7. When to Choose Which
Choose XGBoost if:
- Your dataset is predominantly numerical or you’re comfortable with manual preprocessing for categorical data.
- You need a highly customizable model and are willing to invest time in hyperparameter tuning.
- You’re working in an environment where XGBoost’s mature ecosystem and extensive community support are critical.
Choose CatBoost if:
- Your dataset contains many categorical features, and you want to leverage native handling without extensive preprocessing.
- You prefer a model that works well out-of-the-box with minimal tuning.

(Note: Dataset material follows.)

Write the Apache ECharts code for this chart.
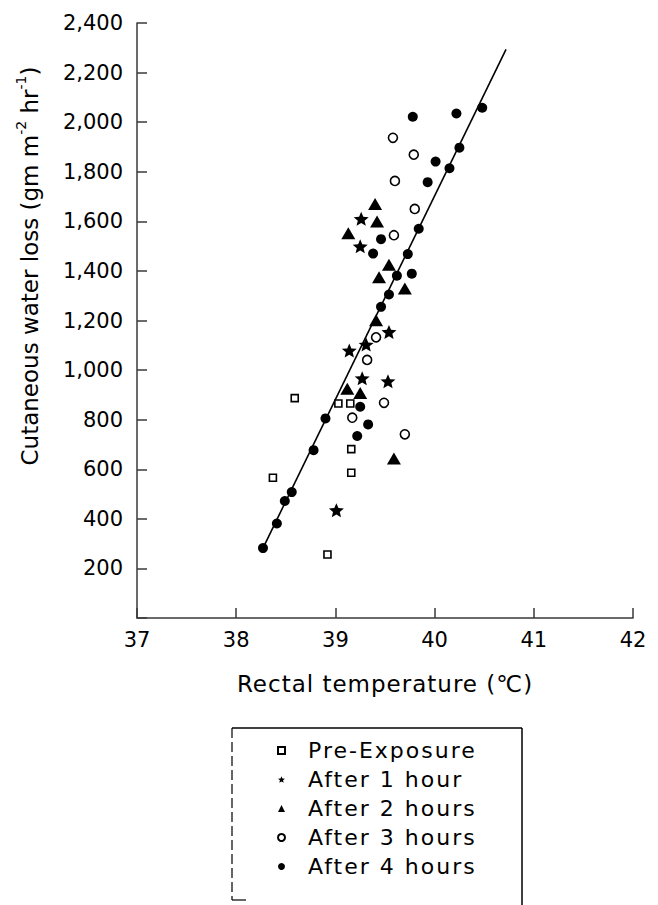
<!DOCTYPE html>
<html>
<head>
<meta charset="utf-8">
<script src="https://cdn.jsdelivr.net/npm/echarts@6/dist/echarts.min.js"></script>
<style>
  html, body { margin: 0; padding: 0; background: #fff; }
  #chart { width: 658px; height: 905px; }
</style>
</head>
<body>
<div id="chart"></div>
<script>
// ---- data ----
const xTicks = [37, 38, 39, 40, 41, 42];
const yTicks = [200, 400, 600, 800, 1000, 1200, 1400, 1600, 1800, 2000, 2200, 2400];
const xTitle = 'Rectal temperature (℃)';
const yTitleParts = ['Cutaneous water loss (gm m', '-2', ' hr', '-1', ')'];
const legendNames = ['Pre-Exposure', 'After 1 hour', 'After 2 hours', 'After 3 hours', 'After 4 hours'];

const preExposure = [[38.59, 887], [38.37, 566], [38.92, 256], [39.03, 865], [39.15, 865], [39.16, 681], [39.16, 586]];
const after1h = [[39.26, 1610], [39.25, 1499], [39.54, 1154], [39.31, 1103], [39.14, 1079], [39.27, 967], [39.53, 955], [39.01, 435]];
const after2h = [[39.40, 1670], [39.42, 1599], [39.13, 1552], [39.54, 1425], [39.44, 1374], [39.70, 1329], [39.41, 1201], [39.12, 925], [39.25, 908], [39.59, 643]];
const after3h = [[39.58, 1937], [39.79, 1869], [39.60, 1763], [39.80, 1650], [39.59, 1544], [39.41, 1132], [39.32, 1041], [39.49, 868], [39.17, 808], [39.70, 741]];
const after4h = [[39.78, 2022], [40.22, 2035], [40.48, 2058], [40.25, 1897], [40.01, 1841], [40.15, 1814], [39.93, 1758], [39.84, 1570],
  [39.46, 1528], [39.38, 1470], [39.73, 1468], [39.62, 1381], [39.77, 1389], [39.54, 1305], [39.46, 1255], [39.25, 852], [39.33, 781],
  [39.22, 734], [38.90, 805], [38.78, 677], [38.56, 508], [38.49, 472], [38.41, 381], [38.27, 282]];
const fitLine = [[38.27, 282], [40.72, 2294]];

// ---- chart ----
const STAR = 'path://M0,-10 L2.645,-3.64 L9.51,-3.09 L4.28,1.39 L5.88,8.09 L0,4.5 L-5.88,8.09 L-4.28,1.39 L-9.51,-3.09 L-2.645,-3.64 Z';
const axisColor = '#3a3a3a';
const chart = echarts.init(document.getElementById('chart'), null, { renderer: 'svg' });

const openStyle = { color: '#fff', borderColor: '#000', borderWidth: 1.6, opacity: 1 };
const fillStyle = { color: '#000', opacity: 1 };

chart.setOption({
  animation: false,
  backgroundColor: '#fff',
  grid: { left: 137, right: 25, top: 23, bottom: 287, containLabel: false },
  xAxis: {
    type: 'value', min: xTicks[0], max: xTicks[xTicks.length - 1], interval: 1,
    name: xTitle, nameLocation: 'middle', nameGap: 54,
    nameTextStyle: { fontFamily: 'DejaVu Sans', fontSize: 23, color: '#000' },
    axisLine: { show: true, lineStyle: { color: axisColor, width: 1.5 } },
    axisTick: { show: true, inside: true, length: 10, lineStyle: { color: axisColor, width: 1.5 } },
    axisLabel: { margin: 11, fontFamily: 'DejaVu Sans', fontSize: 21, color: '#000',
      formatter: v => xTicks.indexOf(v) >= 0 ? String(v) : '' },
    splitLine: { show: false }
  },
  yAxis: {
    type: 'value', min: 0, max: yTicks[yTicks.length - 1], interval: 200,
    axisLine: { show: true, lineStyle: { color: axisColor, width: 1.5 } },
    axisTick: { show: true, inside: true, length: 10, lineStyle: { color: axisColor, width: 1.5 } },
    axisLabel: { margin: 14, fontFamily: 'DejaVu Sans', fontSize: 21, color: '#000',
      formatter: v => yTicks.indexOf(v) >= 0 ? v.toLocaleString('en-US') : '' },
    splitLine: { show: false }
  },
  legend: {
    data: legendNames,
    orient: 'vertical', left: 277, top: 736, padding: 0,
    itemWidth: 7, itemHeight: 7, itemGap: 0,
    textStyle: { fontFamily: 'DejaVu Sans', fontSize: 22, color: '#000', lineHeight: 29, padding: [0, 0, 0, 18] },
    selectedMode: false
  },
  graphic: [
    {
      type: 'text', silent: true,
      x: 30, y: 266, rotation: Math.PI / 2,
      style: {
        text: yTitleParts[0] + '{sup|' + yTitleParts[1] + '}' + yTitleParts[2] + '{sup|' + yTitleParts[3] + '}' + yTitleParts[4],
        font: '23px "DejaVu Sans"', fill: '#000', align: 'center', verticalAlign: 'middle', lineHeight: 32,
        rich: { sup: { fontSize: 14, fontFamily: 'DejaVu Sans', lineHeight: 14, verticalAlign: 'top', fill: '#000' } }
      }
    },
    { type: 'line', silent: true, shape: { x1: 232, y1: 728, x2: 522, y2: 728 }, style: { stroke: '#000', lineWidth: 1.5 } },
    { type: 'line', silent: true, shape: { x1: 522, y1: 728, x2: 522, y2: 905 }, style: { stroke: '#000', lineWidth: 1.5 } },
    { type: 'line', silent: true, shape: { x1: 232, y1: 728, x2: 232, y2: 900 }, style: { stroke: '#000', lineWidth: 1.2, lineDash: [10, 4] } },
    { type: 'line', silent: true, shape: { x1: 232, y1: 900, x2: 246, y2: 900 }, style: { stroke: '#000', lineWidth: 1.2 } }
  ],
  series: [
    { name: 'fit', type: 'line', data: fitLine, symbol: 'none', z: 1,
      lineStyle: { color: '#000', width: 1.6 } },
    { name: legendNames[0], type: 'scatter', data: preExposure, symbol: 'rect', symbolSize: 7, itemStyle: openStyle, z: 3 },
    { name: legendNames[1], type: 'scatter', data: after1h, symbol: STAR, symbolSize: [15, 14], itemStyle: fillStyle, z: 3 },
    { name: legendNames[2], type: 'scatter', data: after2h, symbol: 'triangle', symbolSize: [14, 12], itemStyle: fillStyle, z: 3 },
    { name: legendNames[3], type: 'scatter', data: after3h, symbol: 'circle', symbolSize: 9, itemStyle: openStyle, z: 3 },
    { name: legendNames[4], type: 'scatter', data: after4h, symbol: 'circle', symbolSize: 10, itemStyle: fillStyle, z: 3 }
  ]
});

// the reference typeface is widely spaced: add letter spacing to legend and x title texts
function spaceTexts() {
  const svg = document.querySelector('#chart svg');
  if (!svg) return;
  svg.querySelectorAll('text').forEach(t => {
    const s = t.textContent;
    if (legendNames.indexOf(s) >= 0) t.setAttribute('letter-spacing', '2');
    else if (s === xTitle) t.setAttribute('letter-spacing', '1');
  });
}
spaceTexts();
chart.on('finished', spaceTexts);
</script>
</body>
</html>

- You’re looking for a robust solution that mitigates overfitting through ordered boosting and robust default settings.
Conclusion
Both XGBoost and CatBoost are top-tier gradient boosting frameworks that can deliver excellent predictive performance. XGBoost is highly versatile and mature, excelling in scenarios with numerical data and offering deep customization at the cost of a steeper learning curve. CatBoost, on the other hand, simplifies working with categorical data and often provides strong performance with less tuning effort.
The “better” choice ultimately depends on your specific dataset characteristics, particularly the nature of your features, and your preference for ease of use versus customization. Experimenting with both and validating through cross-validation is the best approach to determine which model best meets your project’s requirements.
Happy modeling!